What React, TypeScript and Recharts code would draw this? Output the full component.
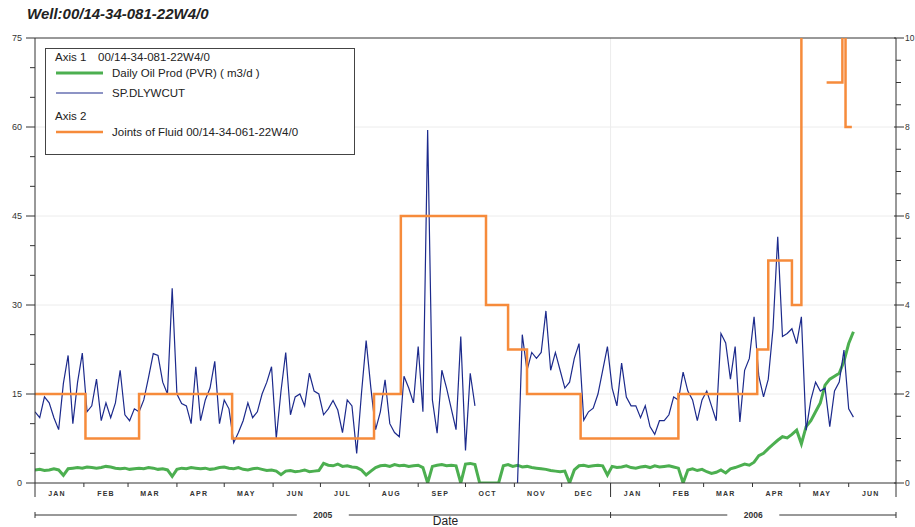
import { LineChart, Line, XAxis, YAxis, ReferenceLine, Legend } from "recharts"

const FONT = '"Liberation Sans", Arial, sans-serif'

// axis calendar (days counted from 2005-01-01)
const monthLabels = ["JAN", "FEB", "MAR", "APR", "MAY", "JUN", "JUL", "AUG", "SEP", "OCT", "NOV", "DEC", "JAN", "FEB", "MAR", "APR", "MAY", "JUN"]
const monthStarts = [0, 31, 59, 90, 120, 151, 181, 212, 243, 273, 304, 334, 365, 396, 424, 455, 485, 516, 546]
const yearStarts = [0, 365, 546]
const yearLabels = ["2005", "2006"]

// readings every 3 days, starting 2005-01-01
const SAMPLE_STEP = 3

// SP.DLYWCUT (axis 1)
const waterCut = [
  12, 11, 14.5, 13.5, 11, 9, 16.8, 21.5, 10, 17, 21.9, 12, 13, 17.5, 10.5, 13.5, 11, 13.5, 19, 11.5,
  10.5, 12.5, 12, 14, 17.8, 21.8, 21.5, 17, 15, 32.8, 15, 13.4, 13, 10, 19.6, 10.5, 14, 16, 20.5, 10,
  14, 12.5, 6.8, 8.5, 10.5, 13.5, 11, 12, 15, 17, 19.6, 7.5, 15.5, 22, 11.5, 14.5, 15, 13, 18.5, 15.5,
  15, 11.5, 12.5,
  13.9, 12.3, 8.5, 14, 13, 5, 15, 24, 16, 9, 12, 17.4, 10, 8.5, 7.8, 18, 16, 13.5, 23, 12,
  59.5, 14, 8.4, 19, 16, 12.5, 9, 24.7, 5.5, 18.5, 13,
  null, null, null, null, null, null, null, null,
  0, 25, 19, 22, 21, 22, 29, 19, 22, 19, 16, 17, 21, 23.5, 10.6, 12, 12.6, 15, 19, 23, 16, 13,
  20.2, 14.5, 13, 13, 11, 13, 9.5, 8.2, 10.5, 10.5, 11.5, 14.5, 14, 18.7, 15.5, 14, 10.5, 14, 15.5, 13,
  10.5, 25.2, 23.6, 17.5, 23, 10.3, 19, 21, 28, 18, 14.5, 17.5, 26, 41.5, 24.7, 25.2, 26, 23.5, 28, 8.9,
  14, 17, 15.5, 16, 9.5, 15.5, 17, 22.4, 12.5, 11.1,
]

// Daily Oil Prod (PVR) m3/d (axis 1)
const oilRate = [
  2.2, 2.3, 2.1, 2.2, 2.4, 2.2, 1.3,
  2.4, 2.5, 2.6, 2.5, 2.7, 2.6, 2.5, 2.6, 2.8, 2.7, 2.5, 2.4, 2.5, 2.3, 2.4, 2.5, 2.4, 2.6, 2.5, 2.3, 2.4, 2.2,
  1.1,
  2.3, 2.5, 2.4, 2.6, 2.5, 2.4, 2.5, 2.3, 2.4, 2.6, 2.7, 2.5, 2.4, 2.6, 2.3, 2.2, 2.4, 2.5, 2.3, 2.1, 2.2, 2.0,
  1.4,
  2.0, 2.1, 1.9, 2.0, 2.2, 1.9, 2.0, 2.1,
  3.3,
  3.0, 2.9, 3.2, 2.8, 2.9, 2.7, 2.6, 2.2,
  1.35,
  2.0, 2.6, 2.9, 3.0, 2.8, 3.1, 2.9, 3.0, 2.8, 2.9, 3.0, 2.6,
  0,
  2.8, 3.0, 3.1, 2.9, 3.0, 2.9,
  0,
  3.2, 3.3, 3.1,
  0, 0, 0, 0, 0,
  2.9, 3.1, 2.8, 3.0, 2.7, 2.8, 2.6,
  2.5, 2.4, 2.3, 2.1, 2.0, 1.9, 2.0,
  0,
  2.2, 2.9, 3.0, 2.8, 2.9, 3.0, 2.9,
  1.35,
  2.8, 2.6, 2.7, 2.9, 2.6, 2.5, 2.7, 2.8, 2.6, 2.9, 2.7, 2.8, 2.9, 2.7, 2.5,
  0,
  2.2, 2.4, 2.1, 2.3, 1.9, 1.6, 1.8, 2.2, 1.7, 2.4, 2.6,
  2.9, 3.2, 3.0, 3.5,
  4.6, 5.0, 5.8, 6.5, 7.2, 7.8, 7.6, 8.2, 8.9, 6.6, 9.5, 10.5, 12, 13.5, 16.5, 17.5, 18, 18.5, 20.5, 23.5, 25.5,
]

// Joints of Fluid (axis 2), value holds from each day until the next; null = no record
const jointDays = [0, 32, 66, 125, 215, 232, 286, 300, 312, 346, 408, 458, 465, 480, 486, 490, 502, 512, 514, 518]
const jointCounts = [2, 1, 2, 1, 2, 6, 4, 3, 2, 1, 2, 3, 5, 4, 11, null, 9, 11, 8, 8]

const cutRows = waterCut.map((v, i) => ({ day: i * SAMPLE_STEP, value: v }))
const oilRows = oilRate.map((v, i) => ({ day: i * SAMPLE_STEP, value: v }))
const jointRows = jointDays.map((d, i) => ({ day: d, value: jointCounts[i] }))

const labelDays = monthStarts.slice(0, -1).map((d) => d + 14)
const monthTicks = [...monthStarts, ...labelDays].sort((a, b) => a - b)
const yearMids = yearStarts.slice(0, -1).map((d, i) => (d + yearStarts[i + 1]) / 2)
const yearTicks = [...yearStarts, ...yearMids].sort((a, b) => a - b)
const leftTicks = Array.from({ length: 16 }, (_, i) => i * 5)
const rightTicks = Array.from({ length: 21 }, (_, i) => i * 0.5)

function LeftTick({ x, y, payload }: any) {
  const v = payload.value
  const major = v % 15 === 0
  return (
    <g>
      <line x1={x - (major ? 9 : 5)} x2={x} y1={y} y2={y} stroke="#333" />
      {major && (
        <text x={x - 13} y={y + 3} textAnchor="end" fontSize={9} fill="#333" fontFamily={FONT}>
          {v}
        </text>
      )}
    </g>
  )
}

function RightTick({ x, y, payload }: any) {
  const v = payload.value
  const major = v % 2 === 0
  return (
    <g>
      <line x1={major ? x - 2 : x} x2={x + (major ? 8 : 5)} y1={y} y2={y} stroke="#333" />
      {major && (
        <text x={x + 9} y={y + 3} fontSize={8.5} fill="#333" fontFamily={FONT}>
          {v}
        </text>
      )}
    </g>
  )
}

function MonthTick({ x, y, payload }: any) {
  const v = payload.value
  if (monthStarts.includes(v)) {
    const long = yearStarts.includes(v)
    return <line x1={x} x2={x} y1={y} y2={y + (long ? 14 : 4)} stroke="#333" />
  }
  return (
    <text x={x} y={y + 13} textAnchor="middle" fontSize={7} fontWeight="bold" letterSpacing={1.2} fill="#333" fontFamily={FONT}>
      {monthLabels[labelDays.indexOf(v)]}
    </text>
  )
}

function YearTick({ x, y, payload }: any) {
  const v = payload.value
  if (yearStarts.includes(v)) {
    return <line x1={x} x2={x} y1={y - 3} y2={y + 3} stroke="#333" />
  }
  return (
    <g>
      <rect x={x - 26} y={y - 5} width={52} height={10} fill="#fff" />
      <text x={x} y={y + 3} textAnchor="middle" fontSize={8.5} fontWeight="bold" fill="#333" fontFamily={FONT}>
        {yearLabels[yearMids.indexOf(v)]}
      </text>
    </g>
  )
}

function LegendBox({ payload }: any) {
  const items = payload || []
  const axis1 = items.filter((p: any) => p.payload?.yAxisId === "left")
  const axis2 = items.filter((p: any) => p.payload?.yAxisId === "right")
  const rows: any[] = []
  let y = 13
  const group = (title: string, sub: string, list: any[]) => {
    rows.push(
      <text key={title} x={10} y={y} fontSize={11.5} fill="#222">
        {title}
        <tspan x={53}>{sub}</tspan>
      </text>
    )
    y += 16
    list.forEach((p: any) => {
      rows.push(
        <g key={p.value}>
          <line x1={11} x2={58} y1={y - 4} y2={y - 4} stroke={p.color} strokeWidth={p.payload?.strokeWidth || 2} />
          <text x={67} y={y} fontSize={11.5} fill="#222">
            {p.value}
          </text>
        </g>
      )
      y += 20
    })
    y += 3
  }
  group("Axis 1", "00/14-34-081-22W4/0", axis1)
  group("Axis 2", "", axis2)
  return (
    <svg width={310} height={107} style={{ display: "block", fontFamily: FONT }}>
      <rect x={0.5} y={0.5} width={309} height={106} fill="#fff" stroke="#444" />
      {rows}
    </svg>
  )
}

export default function App() {
  return (
    <div style={{ position: "absolute", left: 0, top: 0, width: 915, height: 527, background: "#fff", fontFamily: FONT }}>
      <div style={{ position: "absolute", left: 27, top: 5, fontSize: 15, fontWeight: "bold", fontStyle: "italic", color: "#222" }}>
        Well:00/14-34-081-22W4/0
      </div>
      <LineChart width={915} height={527} margin={{ top: 38, right: 0, bottom: 0, left: 0 }}>
        <XAxis
          xAxisId="month"
          dataKey="day"
          type="number"
          domain={[0, 546]}
          allowDataOverflow
          ticks={monthTicks}
          interval={0}
          height={32}
          tickSize={0}
          tickMargin={0}
          tick={MonthTick}
          axisLine={{ stroke: "#333" }}
        />
        <XAxis
          xAxisId="year"
          dataKey="day"
          type="number"
          domain={[0, 546]}
          allowDataOverflow
          ticks={yearTicks}
          interval={0}
          height={12}
          tickSize={0}
          tickMargin={0}
          tick={YearTick}
          axisLine={{ stroke: "#333" }}
          label={{ value: "Date", position: "center", dx: -20, dy: 0, fontSize: 12, fill: "#222" }}
        />
        <YAxis
          yAxisId="left"
          domain={[0, 75]}
          allowDataOverflow
          ticks={leftTicks}
          interval={0}
          width={35}
          tickSize={0}
          tickMargin={0}
          tick={LeftTick}
          axisLine={{ stroke: "#333" }}
        />
        <YAxis
          yAxisId="right"
          orientation="right"
          domain={[0, 10]}
          allowDataOverflow
          ticks={rightTicks}
          interval={0}
          width={19}
          tickSize={0}
          tickMargin={0}
          tick={RightTick}
          axisLine={{ stroke: "#333" }}
        />
        {[15, 30, 45, 60].map((v) => (
          <ReferenceLine key={v} xAxisId="month" yAxisId="left" y={v} stroke="#ececec" />
        ))}
        <ReferenceLine xAxisId="month" yAxisId="left" x={365} stroke="#ececec" />
        <ReferenceLine xAxisId="month" yAxisId="left" y={75} stroke="#333" />
        <Legend
          layout="vertical"
          align="center"
          verticalAlign="middle"
          wrapperStyle={{ left: 45, top: 48, width: 310, height: 107 }}
          content={LegendBox}
        />
        <Line
          xAxisId="month"
          yAxisId="left"
          data={oilRows}
          dataKey="value"
          name="Daily Oil Prod (PVR) ( m3/d )"
          type="linear"
          stroke="#4caf50"
          strokeWidth={3}
          dot={false}
          isAnimationActive={false}
        />
        <Line
          xAxisId="month"
          yAxisId="left"
          data={cutRows}
          dataKey="value"
          name="SP.DLYWCUT"
          type="linear"
          stroke="#1c2a8c"
          strokeWidth={1.2}
          dot={false}
          isAnimationActive={false}
        />
        <Line
          xAxisId="month"
          yAxisId="right"
          data={jointRows}
          dataKey="value"
          name="Joints of Fluid 00/14-34-061-22W4/0"
          type="stepAfter"
          stroke="#f68b3b"
          strokeWidth={2.5}
          dot={false}
          isAnimationActive={false}
        />
      </LineChart>
    </div>
  )
}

#####

- **Exercise instructions**: Give again, word for word, every line from the top of the data through the line with "const SAMPLE_STEP = 3", both ends included, and exclude the pictures.

- **Output below**:
What React, TypeScript and Recharts code would draw this? Output the full component.
import { LineChart, Line, XAxis, YAxis, ReferenceLine, Legend } from "recharts"

const FONT = '"Liberation Sans", Arial, sans-serif'

// axis calendar (days counted from 2005-01-01)
const monthLabels = ["JAN", "FEB", "MAR", "APR", "MAY", "JUN", "JUL", "AUG", "SEP", "OCT", "NOV", "DEC", "JAN", "FEB", "MAR", "APR", "MAY", "JUN"]
const monthStarts = [0, 31, 59, 90, 120, 151, 181, 212, 243, 273, 304, 334, 365, 396, 424, 455, 485, 516, 546]
const yearStarts = [0, 365, 546]
const yearLabels = ["2005", "2006"]

// readings every 3 days, starting 2005-01-01
const SAMPLE_STEP = 3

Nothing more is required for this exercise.